Figure 22.Thomas Young’s original explanation of the interference fringes in accordance with the wave theory of light, which he deduced by analogy with the behaviour of water waves. According to this interpretation, the beam reaches the barrier in the form of a plane wave, the successive parallel crests of which arrive simultaneously at the two slits A and B. The wave is diffracted at each slit, and spherical waves spread out from each point of the two slits towards the screen. At some points on the screen, the wave crests (or troughs) from the two slits arrive simultaneously, and the wave intensity is enhanced (bright regions). At other points, a wave crest from one slit arrives with a wave trough from the other. The wave intensity is cancelled at such a point (dark regions). This is the classical explanation of the fringes in terms of interference.
In the decade from 1855, the Scottish physicist James Clerk Maxwell took up Faraday’s qualitative field notion and cast it into mathematical form. His equations showed that electromagnetic effects should propagate through empty space as waves with a speed determined by the ratio of certain constants. It had already been noted that the ratio was equal to the known speed of light, leading to the strong suspicion that light was an electromagnetic effect. Maxwell’s equations proved this. Electromagnetic effects can propagate as waves of many different wavelengths: from radio waves (with wavelengths of around a metre to a kilometre), microwaves (wavelengths measured in centimetres), infrared waves (some ten to a thousand waves per centimetre), visible light (roughly ten thousand waves to the centimetre), ultraviolet light (up to around a million waves per centimetre), X-rays (of the order of ten million waves in every centimetre) and gamma rays (billions or even trillions of waves per centimetre). Hertz’s celebrated detection of waves from an electromagnetic source in 1888 was the first confirmation of this consequence of Maxwell’s theory.

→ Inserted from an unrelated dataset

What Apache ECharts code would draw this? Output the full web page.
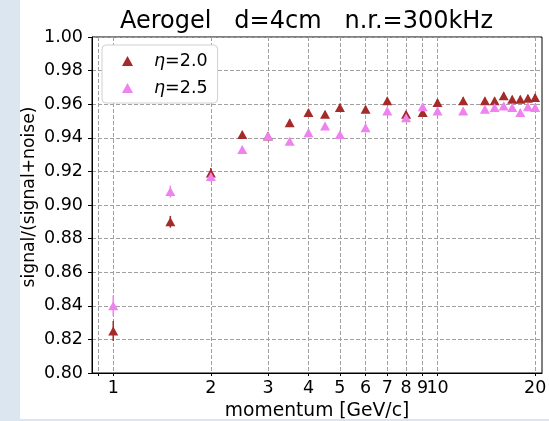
<!DOCTYPE html>
<html><head><meta charset="utf-8">
<script src="https://cdn.jsdelivr.net/npm/echarts@6/dist/echarts.min.js"></script>
<style>html,body{margin:0;padding:0;background:#fff}#c{width:549px;height:421px}</style>
</head><body><div id="c"></div>
<script>
const momentum = [1, 1.5, 2, 2.5, 3, 3.5, 4, 4.5, 5, 6, 7, 8, 9, 10, 12, 14, 15, 16, 17, 18, 19, 20];
const eta20 = [0.825, 0.890, 0.919, 0.942, 0.941, 0.949, 0.955, 0.954, 0.958, 0.957, 0.962, 0.954, 0.955, 0.961, 0.962, 0.962, 0.962, 0.965, 0.963, 0.963, 0.9635, 0.964];
const eta25 = [0.840, 0.908, 0.917, 0.933, 0.941, 0.938, 0.943, 0.947, 0.942, 0.946, 0.956, 0.952, 0.9585, 0.956, 0.956, 0.957, 0.958, 0.959, 0.958, 0.955, 0.9585, 0.958];
const err20 = [0.006, 0.0035, 0.003, 0.002, 0.002, 0.002, 0.002, 0.002, 0.002, 0.002, 0.002, 0.002, 0.002, 0.002, 0.002, 0.002, 0.002, 0.002, 0.002, 0.002, 0.002, 0.002];
const err25 = [0.006, 0.0035, 0.003, 0.002, 0.002, 0.002, 0.002, 0.002, 0.002, 0.002, 0.002, 0.002, 0.002, 0.002, 0.002, 0.002, 0.002, 0.002, 0.002, 0.002, 0.002, 0.002];
const xTicks = [1, 2, 3, 4, 5, 6, 7, 8, 9, 10, 20];
const xMinorTicks = [0.9, 1, 2, 3, 4, 5, 6, 7, 8, 9, 10, 20];
const seriesNames = ['η=2.0', 'η=2.5'];
const colors = ['#a52a2a', '#ee82ee'];

const chart = echarts.init(document.getElementById('c'), null, {renderer: 'canvas'});
const FONT = 'DejaVu Sans';

function errSeries(vals, errs, color) {
  return {
    type: 'custom',
    silent: true,
    z: 2,
    data: momentum.map((m, i) => [m, vals[i] - errs[i], vals[i] + errs[i]]),
    renderItem: function (params, api) {
      const p1 = api.coord([api.value(0), api.value(1)]);
      const p2 = api.coord([api.value(0), api.value(2)]);
      return {type: 'line', shape: {x1: p1[0], y1: p1[1], x2: p2[0], y2: p2[1]}, style: {stroke: color, lineWidth: 1.5}};
    }
  };
}

const option = {
  animation: false,
  textStyle: {fontFamily: FONT},
  title: {
    text: 'Aerogel   d=4cm   n.r.=300kHz',
    left: 115, top: 5,
    textStyle: {fontFamily: FONT, fontSize: 24, fontWeight: 'normal', color: '#000'}
  },
  graphic: [
    {type: 'rect', left: 0, top: 0, shape: {width: 20, height: 421}, style: {fill: '#dce6f1'}, z: -10},
    {type: 'rect', left: 0, top: 419, shape: {width: 549, height: 2}, style: {fill: '#dce6f1'}, z: -10}
  ],
  legend: {
    orient: 'vertical',
    left: 102, top: 45,
    padding: [7, 10, 6, 20],
    itemGap: 9,
    itemWidth: 11, itemHeight: 10,
    backgroundColor: '#fff',
    borderColor: '#d0d0d0', borderWidth: 1, borderRadius: 4,
    textStyle: {fontFamily: FONT, fontSize: 17.5, color: '#000', padding: [0, 0, 0, 16],
      rich: {i: {fontStyle: 'italic', fontFamily: FONT, fontSize: 17.5}}},
    formatter: function (name) { return '{i|η}' + name.slice(1); },
    data: seriesNames.map((n, i) => ({name: n, icon: 'triangle', itemStyle: {color: colors[i]}}))
  },
  grid: {left: 92, right: 7, top: 37, bottom: 48, show: true, borderColor: '#000', borderWidth: 1,
    backgroundColor: 'transparent', containLabel: false, outerBoundsMode: 'none'},
  xAxis: {
    type: 'log', min: 0.86, max: 21, logBase: 10,
    name: 'momentum [GeV/c]', nameLocation: 'middle', nameGap: 29, nameMoveOverlap: false,
    nameTextStyle: {fontFamily: FONT, fontSize: 18.7, color: '#000'},
    axisLine: {show: true, onZero: false, lineStyle: {color: '#000'}},
    axisTick: {show: true, length: 3, customValues: xMinorTicks, lineStyle: {color: '#000'}},
    axisLabel: {customValues: xTicks, fontFamily: FONT, fontSize: 17.5, color: '#000', margin: 6,
      formatter: v => String(Math.round(v))},
    splitLine: {show: true, lineStyle: {color: '#a0a0a0', type: [4, 2], width: 1}},
    minorTick: {show: false}
  },
  yAxis: {
    type: 'value', min: 0.8, max: 1.0, interval: 0.02,
    name: 'signal/(signal+noise)', nameLocation: 'middle', nameGap: 54, nameMoveOverlap: false,
    nameTextStyle: {fontFamily: FONT, fontSize: 17.2, color: '#000', padding: [0, 0, 0, 16]},
    axisLine: {show: true, lineStyle: {color: '#000'}},
    axisTick: {show: true, length: 4, lineStyle: {color: '#000'}},
    axisLabel: {fontFamily: FONT, fontSize: 17.5, color: '#000', margin: 9, formatter: v => v.toFixed(2)},
    splitLine: {show: true, lineStyle: {color: '#a0a0a0', type: [4, 2], width: 1}}
  },
  series: [
    errSeries(eta20, err20, colors[0]),
    {name: seriesNames[0], type: 'scatter', symbol: 'triangle', symbolSize: [10, 9], z: 3,
      itemStyle: {color: colors[0], opacity: 1}, data: momentum.map((m, i) => [m, eta20[i]])},
    errSeries(eta25, err25, colors[1]),
    {name: seriesNames[1], type: 'scatter', symbol: 'triangle', symbolSize: [10, 9], z: 4,
      itemStyle: {color: colors[1], opacity: 1}, data: momentum.map((m, i) => [m, eta25[i]])}
  ]
};
chart.setOption(option);
</script></body></html>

Figure 23.Magnetic lines of force as revealed by placing iron filings in the magnetic field of a bar magnet.
Virtually all physicists were convinced that these electromagnetic excitations must be carried by some mechanical aether. This put a remarkable twist into the theory of motion and the status of Newton’s absolute space. Even in the framework of Newtonian theory, there had always been one serious problem with the notion. Newton was not entirely frank about it. In his guts, he certainly believed in a state of absolute rest. When he introduced absolute space, his words suggested the existence of one unique framework of motion. Either you moved with respect to it or you did not. However, in the body of the Principia he stated and used correctly the relativity principle, according to which the motions within a system are completely unaffected by any uniform overall motion it has (Box 5). This seriously undermined the idea of a unique state of rest – no criterion could establish whether one were in it or moving uniformly.